Assessing The Fallout From A Hezbollah Commander's Death
ARUN RATH, HOST:
Not far from the border with Syria, early this Wednesday, a street in Beirut, Lebanon, became the stage for a political murder.
(SOUNDBITE OF NEWS REPORTS)
RATH: Mitchell Prothero covers Beirut for McClatchy, and he's been trying to piece together exactly what happened to this commander, Hassan al-Laqis.
MITCHELL PROTHERO: It's looking like a couple of people had staked out a safe house that he used as a Hezbollah, you know, senior-level commander, which is what it's come out he was. They waited for him to come back from work just after midnight and, very quickly, shot him to death behind the wheel of his car and, frankly, disappeared, which is leading an increased suspicion it might have been Israel.
RATH: Assassinations like this have happened before. As it has in the past, Hezbollah immediately blamed Israel for the killing. As it has in the past, Israel denied involvement. But this time, at least so far, Hezbollah has not retaliated. And in terms of figuring out exactly what al-Laqis did in Hezbollah, Prothero says Hezbollah hasn't been very helpful with that question.
PROTHERO: I think Hezbollah is doing a really good job at disinformation right now by basically leaking just about everything under the sun as one of his responsibilities in order to keep what they actually were secret. We've been told that he was in charge of their drone program. We've been told he was military commander in Syria. We've been told that he ran double agents against the Israelis, and we've also been told that he was in charge of moving weapon shipments into Gaza. So I'm sure one or more of those things are true, but I doubt all of them are.
RATH: Experts say Hezbollah is going through an identity crisis. It was formed as a militant resistance group to fight Israel and now controls significant parts of Lebanon. It's a Shiite Islamic group and closely partnered with Iran, which itself is closely partnered with Syria. That complicates the question who might kill a senior Hezbollah commander because Hezbollah is not just dedicated to fighting Israel now. Their forces are in Syria fighting against the rebels.
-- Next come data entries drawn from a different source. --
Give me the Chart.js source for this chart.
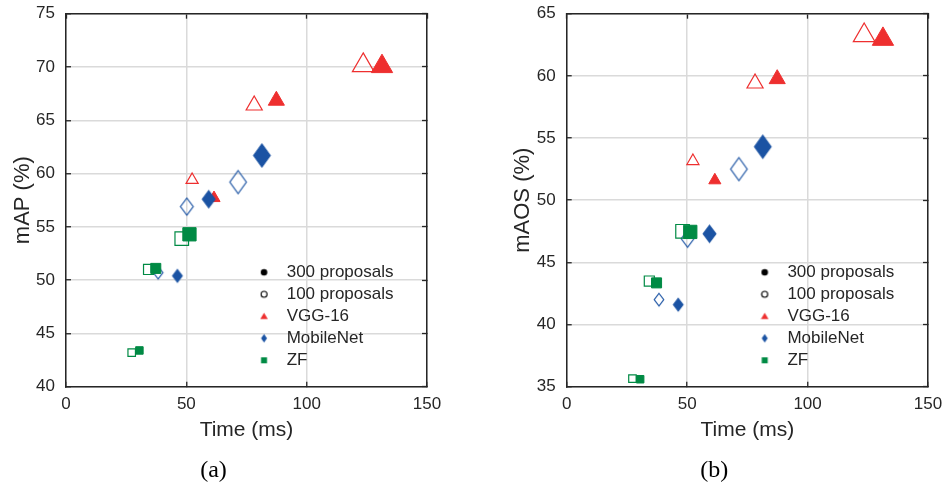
<!DOCTYPE html>
<html>
<head>
<meta charset="utf-8">
<script src="https://cdn.jsdelivr.net/npm/chart.js@4.4.1/dist/chart.umd.min.js"></script>
<style>
  body { margin: 0; background: #fff; }
  #wrap { position: relative; width: 943px; height: 485px; }
  .box { position: absolute; top: 0; height: 485px; }
</style>
</head>
<body>
<div id="wrap">
  <div class="box" style="left:0;width:471px"><canvas id="chartA"></canvas></div>
  <div class="box" style="left:471px;width:472px"><canvas id="chartB"></canvas></div>
</div>
<script>
// run time in ms, points ordered small / medium / large
const vggTime300 = [61.5, 87.4, 131.3];
const vggTime100 = [52.4, 78.2, 123.5];
const mobTime300 = [46.3, 59.3, 81.4];
const mobTime100 = [38.3, 50.2, 71.5];
const zfTime300 = [30.5, 37.3, 51.3];
const zfTime100 = [27.3, 34.3, 48.1];

// (a) mAP (%)
const vggMap300 = [57.7, 66.85, 70.05];
const vggMap100 = [59.4, 66.4, 70.15];
const mobMap300 = [50.4, 57.6, 61.7];
const mobMap100 = [50.7, 56.9, 59.2];
const zfMap300 = [43.4, 51.1, 54.3];
const zfMap100 = [43.2, 51.0, 53.9];

// (b) mAOS (%)
const vggAos300 = [51.6, 59.75, 62.95];
const vggAos100 = [53.15, 59.4, 63.25];
const mobAos300 = [41.6, 47.3, 54.3];
const mobAos100 = [42.0, 46.9, 52.5];
const zfAos300 = [35.6, 43.35, 47.45];
const zfAos100 = [35.65, 43.5, 47.5];

const legendLabels = ['300 proposals', '100 proposals', 'VGG-16', 'MobileNet', 'ZF'];
const xTicks = [0, 50, 100, 150];

const RED = '#ee2f2f';
const BLUE = '#1b53a3';
const GREEN = '#008a44';
const INK = '#262626';

Chart.defaults.font.family = "'Liberation Sans', Arial, sans-serif";
Chart.defaults.color = INK;

function diamond(w, h, color, filled) {
    const c = document.createElement('canvas');
    c.width = Math.ceil(w) + 4;
    c.height = Math.ceil(h) + 4;
    const g = c.getContext('2d');
    const cx = c.width / 2, cy = c.height / 2;
    g.beginPath();
    g.moveTo(cx, cy - h / 2);
    g.lineTo(cx + w / 2, cy);
    g.lineTo(cx, cy + h / 2);
    g.lineTo(cx - w / 2, cy);
    g.closePath();
    g.lineWidth = 1.2;
    g.strokeStyle = color;
    if (filled) { g.fillStyle = color; g.fill(); }
    g.stroke();
    return c;
}

const diamondSizes = [[9.5, 12.5], [12.7, 17], [16.5, 23]];
const mobFilled = diamondSizes.map(s => diamond(s[0], s[1], BLUE, true));
const mobHollow = diamondSizes.map(s => diamond(s[0], s[1], BLUE, false));

// legend icons: marker sits left of the icon centre so the gap to the text matches
function legendIcon(paint) {
    const c = document.createElement('canvas');
    c.width = 20;
    c.height = 14;
    const g = c.getContext('2d');
    g.translate(4.3, 7);
    paint(g);
    return c;
}
const legendIcons = [
    legendIcon(g => { g.beginPath(); g.arc(0, 0, 3.3, 0, Math.PI * 2); g.fillStyle = '#000'; g.fill(); }),
    legendIcon(g => { g.beginPath(); g.arc(0, 0, 3, 0, Math.PI * 2); g.lineWidth = 1.1; g.strokeStyle = '#000'; g.stroke(); }),
    legendIcon(g => { g.beginPath(); g.moveTo(0, -3.6); g.lineTo(3.8, 2.8); g.lineTo(-3.8, 2.8); g.closePath(); g.fillStyle = RED; g.fill(); }),
    legendIcon(g => { g.beginPath(); g.moveTo(0, -4.3); g.lineTo(3, 0); g.lineTo(0, 4.3); g.lineTo(-3, 0); g.closePath(); g.fillStyle = BLUE; g.fill(); }),
    legendIcon(g => { g.fillStyle = GREEN; g.fillRect(-3, -3, 6, 6); })
];

const legendPlace = {
    id: 'legendPlace',
    afterLayout(chart) {
        const lg = chart.legend, ca = chart.chartArea;
        lg.left = ca.left + 190.2;
        lg.right = ca.right;
        lg.top = ca.top;
        lg.bottom = ca.bottom - 12.9;
        lg.width = lg.right - lg.left;
        lg.height = lg.bottom - lg.top;
    }
};

function noEdgePad(s) {
    s.paddingLeft = 0;
    s.paddingRight = 0;
    s.paddingTop = 0;
    s.paddingBottom = 0;
}

function makeChart(id, title, yTitle, yMin, yMax, vals, padLeft, padRight) {
    const hollow = 'rgba(0,0,0,0)';
    const pts = (xs, ys) => xs.map((x, i) => ({x: x, y: ys[i]}));
    // first dataset is drawn on top
    const datasets = [
        { data: pts(zfTime300, vals.zf300), pointStyle: 'rect', pointRadius: [5.3, 7.1, 9.4],
          backgroundColor: GREEN, borderColor: GREEN, borderWidth: 1 },
        { data: pts(zfTime100, vals.zf100), pointStyle: 'rect', pointRadius: [5.3, 7.1, 9.6],
          backgroundColor: hollow, borderColor: GREEN, borderWidth: 1.2 },
        { data: pts(mobTime300, vals.mob300), pointStyle: mobFilled, pointRadius: 8,
          backgroundColor: BLUE, borderColor: BLUE },
        { data: pts(mobTime100, vals.mob100), pointStyle: mobHollow, pointRadius: 8,
          backgroundColor: hollow, borderColor: BLUE },
        { data: pts(vggTime300, vals.vgg300), pointStyle: 'triangle', pointRadius: [7, 9.3, 12.3],
          backgroundColor: RED, borderColor: RED, borderWidth: 1 },
        { data: pts(vggTime100, vals.vgg100), pointStyle: 'triangle', pointRadius: [7, 9.3, 12.5],
          backgroundColor: hollow, borderColor: RED, borderWidth: 1.2 }
    ];
    datasets.forEach(d => { d.showLine = false; d.clip = false; });

    const grid = { color: '#dadada', lineWidth: 1.5, drawTicks: true, tickLength: -5, tickColor: INK, tickWidth: 1.3 };
    const border = { display: true, color: INK, width: 1.5 };

    return new Chart(document.getElementById(id), {
        type: 'scatter',
        data: { datasets: datasets },
        options: {
            responsive: true,
            maintainAspectRatio: false,
            animation: false,
            events: [],
            layout: { padding: { left: padLeft, right: padRight, top: 13.3, bottom: 0 } },
            scales: {
                x: {
                    type: 'linear', position: 'bottom', min: 0, max: 150,
                    afterBuildTicks: s => { s.ticks = xTicks.map(v => ({value: v})); },
                    grid: grid, border: border,
                    ticks: { padding: 12, font: { size: 17 }, color: INK, maxRotation: 0 },
                    title: { display: true, text: 'Time (ms)', font: { size: 21 }, color: INK, padding: { top: 13, bottom: 13 } },
                    afterFit: s => { s.height = 69.5; noEdgePad(s); }
                },
                x2: {
                    type: 'linear', position: 'top', min: 0, max: 150,
                    afterBuildTicks: s => { s.ticks = xTicks.map(v => ({value: v})); },
                    grid: { drawOnChartArea: false, drawTicks: true, tickLength: -5, tickColor: INK, tickWidth: 1.3 },
                    border: border, ticks: { display: false },
                    afterFit: s => { s.height = 0; noEdgePad(s); }
                },
                y: {
                    type: 'linear', position: 'left', min: yMin, max: yMax,
                    ticks: { stepSize: 5, padding: 16, font: { size: 17 }, color: INK },
                    grid: grid, border: border,
                    title: { display: true, text: yTitle, font: { size: 22 }, color: INK, padding: { top: 9.3, bottom: 9.3 } },
                    afterFit: s => { s.width = 66; noEdgePad(s); }
                },
                y2: {
                    type: 'linear', position: 'right', min: yMin, max: yMax,
                    ticks: { display: false, stepSize: 5 },
                    grid: { drawOnChartArea: false, drawTicks: true, tickLength: -5, tickColor: INK, tickWidth: 1.3 },
                    border: border,
                    afterFit: s => { s.width = 0; noEdgePad(s); }
                }
            },
            plugins: {
                legend: {
                    position: 'chartArea',
                    align: 'end',
                    labels: {
                        usePointStyle: true,
                        boxWidth: 17,
                        padding: 5,
                        font: { size: 17 },
                        color: INK,
                        generateLabels: () => legendLabels.map((t, i) => ({
                            text: t, pointStyle: legendIcons[i], fillStyle: '#000',
                            strokeStyle: '#000', lineWidth: 0, hidden: false, fontColor: INK
                        }))
                    }
                },
                title: {
                    display: true, text: title, position: 'bottom', color: '#000',
                    font: { family: "'Liberation Serif', 'Times New Roman', serif", size: 24, weight: 'normal' },
                    padding: { top: 0, bottom: 0 }
                },
                tooltip: { enabled: false }
            }
        },
        plugins: [legendPlace]
    });
}

makeChart('chartA', '(a)', 'mAP (%)', 40, 75, {
    vgg300: vggMap300, vgg100: vggMap100,
    mob300: mobMap300, mob100: mobMap100,
    zf300: zfMap300, zf100: zfMap100
}, 0, 44);

makeChart('chartB', '(b)', 'mAOS (%)', 35, 65, {
    vgg300: vggAos300, vgg100: vggAos100,
    mob300: mobAos300, mob100: mobAos100,
    zf300: zfAos300, zf100: zfAos100
}, 29.7, 15);
</script>
</body>
</html>
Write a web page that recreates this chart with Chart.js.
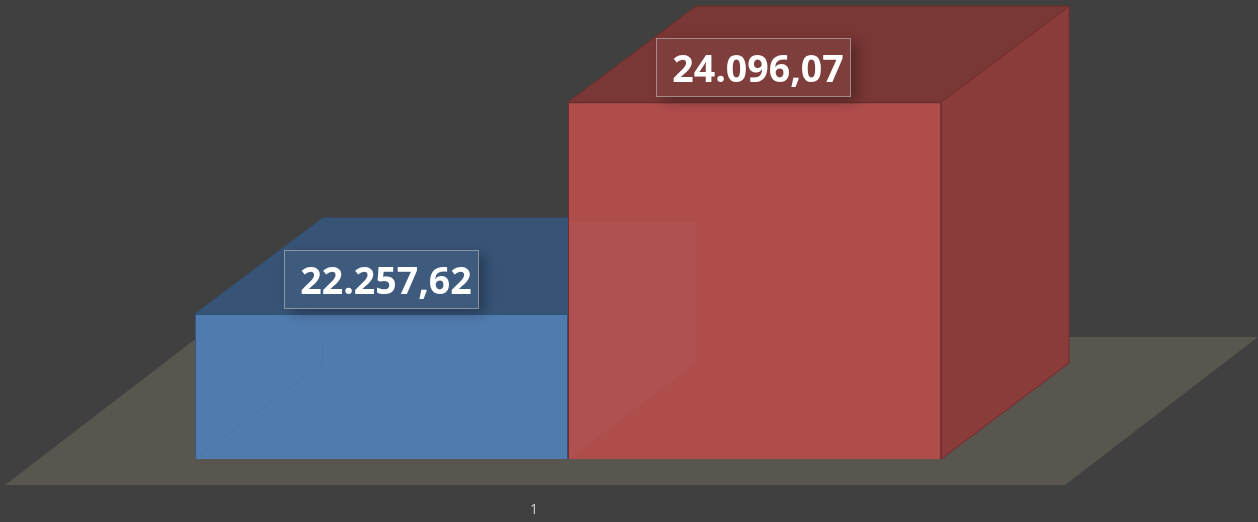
<!DOCTYPE html>
<html>
<head>
<meta charset="utf-8">
<title>Chart</title>
<script src="https://cdn.jsdelivr.net/npm/chart.js@4"></script>
<style>
  html, body { margin: 0; padding: 0; background: #404040; }
  #wrap { width: 1258px; height: 522px; }
</style>
</head>
<body>
<div id="wrap"><canvas id="chart" width="1258" height="522"></canvas></div>
<script>
const categories = ["1"];
const blueValues = [22257.62];
const redValues = [24096.07];
const axisMin = 21000;
const axisMax = 25000;

// looks of the two boxes
const boxStyles = [
  { front: "#507bae", top: "#375477", side: "#3f6089", edge: "#2f5279", labelShift: 0 },
  { front: "#af4d4b", top: "#793735", side: "#893c3a", edge: "#742d2b", labelShift: -2 },
];

// offsets of the 3D projection, in pixels
const floorDepth = { x: 193, y: -148 };
const frontOffset = { x: 33, y: -26 };
const boxDepth = { x: 128, y: -96 };

const polygon = (ctx, points, fill, stroke) => {
  ctx.beginPath();
  points.forEach((p, i) => (i ? ctx.lineTo(p[0], p[1]) : ctx.moveTo(p[0], p[1])));
  ctx.closePath();
  if (fill) {
    ctx.fillStyle = fill;
    ctx.fill();
  }
  if (stroke) {
    ctx.strokeStyle = stroke;
    ctx.lineWidth = 1;
    ctx.stroke();
  }
};

// front rectangle of a box on screen, taken from the bar element
const frontRect = (bar) => ({
  left: bar.x - bar.width / 2 + frontOffset.x,
  right: bar.x + bar.width / 2 + frontOffset.x,
  top: bar.y + frontOffset.y,
  bottom: bar.base + frontOffset.y,
});

const drawLabel = (ctx, bar, text, shift) => {
  const r = frontRect(bar);
  const w = 194;
  const h = 58;
  const x = Math.round((r.left + r.right) / 2 - w / 2) + 0.5 + shift;
  const y = Math.round(r.top - 35 - h / 2) + 0.5;

  // shadow falls only outside of the box
  ctx.save();
  ctx.beginPath();
  ctx.rect(0, 0, ctx.canvas.width, ctx.canvas.height);
  ctx.rect(x, y, w, h);
  ctx.clip("evenodd");
  ctx.shadowColor = "rgba(0,0,0,0.3)";
  ctx.shadowBlur = 12;
  ctx.shadowOffsetX = 6;
  ctx.shadowOffsetY = 4;
  ctx.fillStyle = "#000";
  ctx.fillRect(x, y, w, h);
  ctx.restore();

  ctx.fillStyle = "rgba(255,255,255,0.04)";
  ctx.fillRect(x, y, w, h);
  ctx.strokeStyle = "rgba(255,255,255,0.45)";
  ctx.lineWidth = 1;
  ctx.strokeRect(x, y, w, h);

  ctx.fillStyle = "#ffffff";
  ctx.font = "700 37.5px 'Open Sans'";
  ctx.textAlign = "center";
  ctx.textBaseline = "middle";
  ctx.fillText(text, x + w / 2 + 4.5, y + h / 2 + 4);
};

const drawBox = (chart, index) => {
  const ctx = chart.ctx;
  const style = boxStyles[index];
  const meta = chart.getDatasetMeta(index);
  const r = frontRect(meta.data[0]);
  const d = boxDepth;
  polygon(ctx, [
    [r.right, r.top],
    [r.right + d.x, r.top + d.y],
    [r.right + d.x, r.bottom + d.y],
    [r.right, r.bottom],
  ], style.side, style.edge);
  polygon(ctx, [
    [r.left, r.top],
    [r.left + d.x, r.top + d.y],
    [r.right + d.x, r.top + d.y],
    [r.right, r.top],
  ], style.top, style.edge);
  ctx.save();
  ctx.translate(frontOffset.x, frontOffset.y);
  meta.controller.draw();
  ctx.restore();
};

const box3d = {
  id: "box3d",
  beforeDatasetsDraw(chart) {
    const a = chart.chartArea;
    polygon(chart.ctx, [
      [a.left, a.bottom],
      [a.right, a.bottom],
      [a.right + floorDepth.x, a.bottom + floorDepth.y],
      [a.left + floorDepth.x, a.bottom + floorDepth.y],
    ], "#58564e");
  },
  // the library would paint the first dataset last, so boxes are painted below
  beforeDatasetDraw() {
    return false;
  },
  afterDatasetsDraw(chart) {
    const ctx = chart.ctx;
    const d = boxDepth;

    drawBox(chart, 0);
    const b = frontRect(chart.getDatasetMeta(0).data[0]);
    // back edges shining through the blue front
    ctx.save();
    ctx.strokeStyle = "rgba(60,100,150,0.22)";
    ctx.lineWidth = 1;
    ctx.beginPath();
    ctx.moveTo(b.left, b.bottom);
    ctx.lineTo(b.left + d.x, b.bottom + d.y);
    ctx.lineTo(b.left + d.x, b.bottom + d.y - 18);
    ctx.stroke();
    ctx.restore();

    drawBox(chart, 1);
    // blue side face shining through the red front
    polygon(ctx, [
      [b.right + 1, b.bottom],
      [b.right + d.x, b.bottom + d.y],
      [b.right + d.x, b.top + d.y + 4],
      [b.right + 1, b.top + d.y + 4],
    ], "rgba(150,150,170,0.05)");

    const fmt = new Intl.NumberFormat("de-DE", { minimumFractionDigits: 2, maximumFractionDigits: 2 });
    chart.data.datasets.forEach((ds, i) => {
      drawLabel(ctx, chart.getDatasetMeta(i).data[0], fmt.format(ds.data[0]), boxStyles[i].labelShift);
    });
  },
};

new Chart(document.getElementById("chart"), {
  type: "bar",
  data: {
    labels: categories,
    datasets: [
      {
        data: blueValues,
        base: axisMin,
        backgroundColor: boxStyles[0].front,
        borderColor: boxStyles[0].edge,
        borderWidth: 1,
      },
      {
        data: redValues,
        base: axisMin,
        backgroundColor: boxStyles[1].front,
        borderColor: boxStyles[1].edge,
        borderWidth: 1,
      },
    ],
  },
  options: {
    responsive: false,
    animation: false,
    events: [],
    layout: { padding: { left: 5, right: 193, top: 24, bottom: 0 } },
    datasets: { bar: { categoryPercentage: 0.704, barPercentage: 1 } },
    plugins: { legend: { display: false }, tooltip: { enabled: false }, title: { display: false } },
    scales: {
      x: {
        grid: { display: false },
        border: { display: false },
        afterFit: (scale) => { scale.height = 37; },
        ticks: {
          color: "#d0d0d0",
          padding: 9,
          labelOffset: -1,
          font: { family: "'Open Sans'", size: 14 },
        },
      },
      y: { display: false, min: axisMin, max: axisMax },
    },
  },
  plugins: [box3d],
});
</script>
</body>
</html>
MATTHEW LEVITT: Hezbollah is all in in defense of the Assad regime in Syria.
RATH: Matthew Levitt is a senior fellow at the Washington Institute for Near East Policy and the author of "Hezbollah: The Global Footprint of Lebanon's Party of God."
LEVITT: Hezbollah obviously has an interest in maintaining Syria as a land bridge across which Iran can continue to supply Hezbollah with massive weapons, including the rockets that Hezbollah gets from Iran. Hezbollah is believed now to have somewhere between 60 to 80,000 rockets. And they're therefore very active in Syria on the ground proving to be one of the most capable fighting forces, and increasingly now also serving as commanders overseeing others, in particular Iraqi Shiite militants who are coming in to fight alongside them as well.
RATH: Levitt says Hezbollah's fighting in Syria against Sunni rebels makes them and their Iranian allies a target. Just last month, two suicide bombers attacked Iran's embassy in Beirut, killing more than 20 people. And there's been some speculation that Sunni rebels are behind the assassination of Hassan al-Laqis.
LEVITT: Given what's happening in Syria, Hezbollah has more enemies right now than it has in the past. And frankly, its greatest enemy right now is not Israel, but the Sunni rebels.
(SOUNDBITE OF DRUMS)
RATH: Those are drums from the funeral held for Laqis. Mitchell Prothero, the reporter from McClatchy, went to that funeral.
PROTHERO: It was a very low-key funeral by comparable political assassination funerals in the Middle East. It was mainly his men, and obviously just about everybody in there was a flat-out member of Hezbollah or a family member of one. And there were very high-ranking Hezbollah officials, including top five members of the party. It was clear this wasn't just some kid who'd been fighting in Syria and killed.
RATH: With everything going on around it, I mean, the tensions with - longstanding tensions with Israel, the instability, the violence in Syria that spilled over the borders and even inside the country, the longstanding religious and political tensions, how uneasy does it feel right now in Lebanon?
PROTHERO: Lebanon's hit kind of an equilibrium of unease over the last year. Everybody is well aware that there's an ongoing conflict right next door that's very violent. It has dragged Lebanon into it politically. Parts of the country do see flashes of violence that originate from internal Lebanese tensions, but nobody doubts at this stage that they're not being inflamed by what's going on in Syria. It's really split the country sort of down the middle in a lot of ways.
So people walk around living their lives normally, but they're also sort of braced knowing that at any moment, something very bad could happen, which is sort of a standard Lebanese response. I mean, with the number of times that they've been invaded, the number of different situations that have occurred over the last 30, 35 years, it's become kind of a stock reaction by the population here.
RATH: There's no sign we'll have clarity anytime soon about who killed Hassan al-Laqis or how Hezbollah might retaliate. What is clear is that the battle lines involving Syria, Israel and Iran are getting messier every day.